**DATASET EXCERPT**.

**********

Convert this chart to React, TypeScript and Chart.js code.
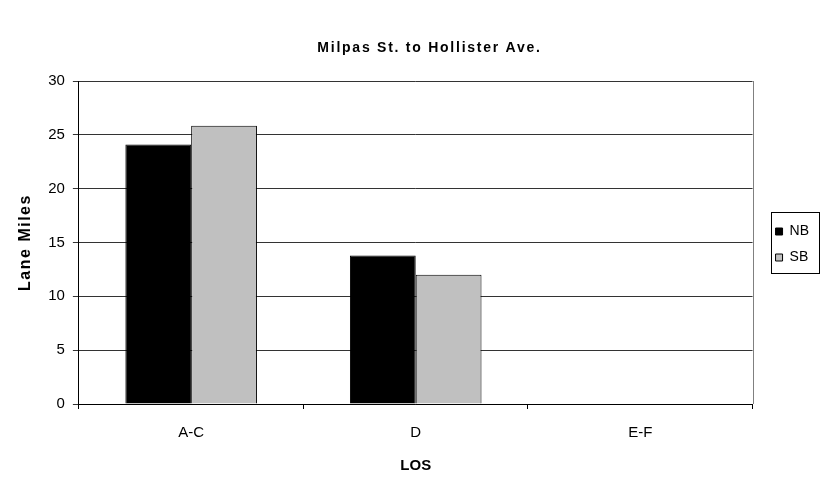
import React, { useEffect, useRef } from "react";
import { Chart, registerables } from "chart.js";

Chart.register(...registerables);

const categories = ["A-C", "D", "E-F"];
const nbValues = [24.1, 13.8, 0];
const sbValues = [25.85, 12.0, 0];
const seriesNames = ["NB", "SB"];
const yTicks = [0, 5, 10, 15, 20, 25, 30];

const FONT = "'Liberation Sans', Arial, sans-serif";

function withSpacing(ctx: any, sp: string, dx: number, fn: () => void) {
  const prev = ctx.letterSpacing;
  ctx.save();
  ctx.translate(dx, 0);
  ctx.letterSpacing = sp;
  try {
    fn();
  } finally {
    ctx.restore();
    ctx.letterSpacing = prev;
  }
}

const spacingPlugin = {
  id: "spacing",
  afterInit(chart: any) {
    const tb = chart.titleBlock;
    if (tb && !tb.__wrapped) {
      const od = tb.draw.bind(tb);
      tb.draw = (...a: any[]) => withSpacing(chart.ctx, "1.75px", 12, () => od(...a));
      tb.__wrapped = true;
    }
  },
  afterLayout(chart: any) {
    const y = chart.scales.y;
    if (y && !y.__wrapped) {
      const od = y.drawTitle.bind(y);
      y.drawTitle = (...a: any[]) => withSpacing(chart.ctx, "1.5px", 0, () => od(...a));
      y.__wrapped = true;
    }
  },
};

const framePlugin = {
  id: "frame",
  afterDraw(chart: any) {
    const ctx = chart.ctx;
    const a = chart.chartArea;
    ctx.save();
    ctx.strokeStyle = "#808080";
    ctx.lineWidth = 1;
    ctx.beginPath();
    ctx.moveTo(Math.round(a.right) + 0.5, a.top);
    ctx.lineTo(Math.round(a.right) + 0.5, a.bottom);
    ctx.stroke();
    const lg = chart.legend;
    if (lg && lg.legendHitBoxes && lg.legendHitBoxes.length) {
      const hb = lg.legendHitBoxes;
      const l = Math.min(...hb.map((h: any) => h.left)) - 5;
      const r = Math.max(...hb.map((h: any) => h.left + h.width)) + 10;
      const t = hb[0].top - 13;
      const last = hb[hb.length - 1];
      const b = last.top + last.height + 8;
      ctx.strokeStyle = "#000";
      ctx.strokeRect(Math.round(l) + 0.5, Math.round(t) + 0.5, Math.round(r - l), Math.round(b - t));
    }
    ctx.restore();
  },
};

export default function App() {
  const ref = useRef<HTMLCanvasElement>(null);
  useEffect(() => {
    document.body.style.margin = "0";
    const chart = new Chart(ref.current!, {
      type: "bar",
      data: {
        labels: categories,
        datasets: [
          {
            label: seriesNames[0],
            data: nbValues,
            backgroundColor: "#000000",
            borderColor: "#000000",
            borderWidth: 1,
            categoryPercentage: 0.586,
            barPercentage: 1.0,
          },
          {
            label: seriesNames[1],
            data: sbValues,
            backgroundColor: "#C0C0C0",
            borderColor: "#000000",
            borderWidth: 1,
            categoryPercentage: 0.586,
            barPercentage: 1.0,
          },
        ],
      },
      options: {
        animation: false,
        responsive: false,
        maintainAspectRatio: false,
        layout: { padding: { left: 16, right: 13, bottom: 4, top: 0 } },
        plugins: {
          title: {
            display: true,
            text: "Milpas St. to Hollister Ave.",
            color: "#000",
            font: { family: FONT, size: 14, weight: "bold" },
            padding: { top: 39.6, bottom: 24.6 },
          },
          legend: {
            position: "right",
            title: {
              display: true,
              text: " ",
              color: "#000",
              font: { family: FONT, size: 10 },
              padding: { top: 1, bottom: 1 },
            },
            labels: {
              color: "#000",
              font: { family: FONT, size: 14 },
              boxWidth: 7,
              boxHeight: 7,
              padding: 12,
              generateLabels: (chart: any) =>
                chart.data.datasets.map((d: any, i: number) => ({
                  text: d.label,
                  fillStyle: d.backgroundColor,
                  strokeStyle: "#000",
                  fontColor: "#000",
                  lineWidth: 1,
                  datasetIndex: i,
                  hidden: false,
                })),
            },
          },
          tooltip: { enabled: false },
        },
        scales: {
          x: {
            grid: {
              display: true,
              drawOnChartArea: false,
              drawTicks: true,
              tickLength: 5,
              offset: true,
              color: "#000",
            },
            border: { display: true, color: "#000" },
            ticks: {
              color: "#000",
              font: { family: FONT, size: 15 },
              padding: 15,
            },
            title: {
              display: true,
              text: "LOS",
              color: "#000",
              font: { family: FONT, size: 15, weight: "bold" },
              padding: { top: 0, bottom: 0 },
            },
          },
          y: {
            min: 0,
            max: 30,
            afterBuildTicks: (axis: any) => {
              axis.ticks = yTicks.map((v) => ({ value: v }));
            },
            grid: {
              color: "#333",
              tickLength: 6,
            },
            border: { display: true, color: "#000" },
            ticks: {
              color: "#000",
              font: { family: FONT, size: 15 },
              padding: 8,
            },
            title: {
              display: true,
              text: "Lane Miles",
              color: "#000",
              font: { family: FONT, size: 16, weight: "bold" },
              padding: { top: 0, bottom: 5 },
            },
          },
          yR: {
            position: "right",
            display: true,
            min: 0,
            max: 30,
            grid: { display: false },
            border: { display: false },
            ticks: { display: false },
            afterFit: (s: any) => {
              s.width = 11;
            },
          },
        },
      },
      plugins: [spacingPlugin, framePlugin],
    });
    return () => chart.destroy();
  }, []);
  return (
    <div style={{ width: 832, height: 479 }}>
      <canvas ref={ref} width={832} height={479} style={{ display: "block" }} />
    </div>
  );
}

**********

**WHAT THE TASK REQUIRES**.
Begin at the first line of the material and copy each line exactly through the one containing "const yTicks = [0, 5, 10, 15, 20, 25, 30];". Omit pictures.

**TASK OUTPUT**.
Convert this chart to React, TypeScript and Chart.js code.
import React, { useEffect, useRef } from "react";
import { Chart, registerables } from "chart.js";

Chart.register(...registerables);

const categories = ["A-C", "D", "E-F"];
const nbValues = [24.1, 13.8, 0];
const sbValues = [25.85, 12.0, 0];
const seriesNames = ["NB", "SB"];
const yTicks = [0, 5, 10, 15, 20, 25, 30];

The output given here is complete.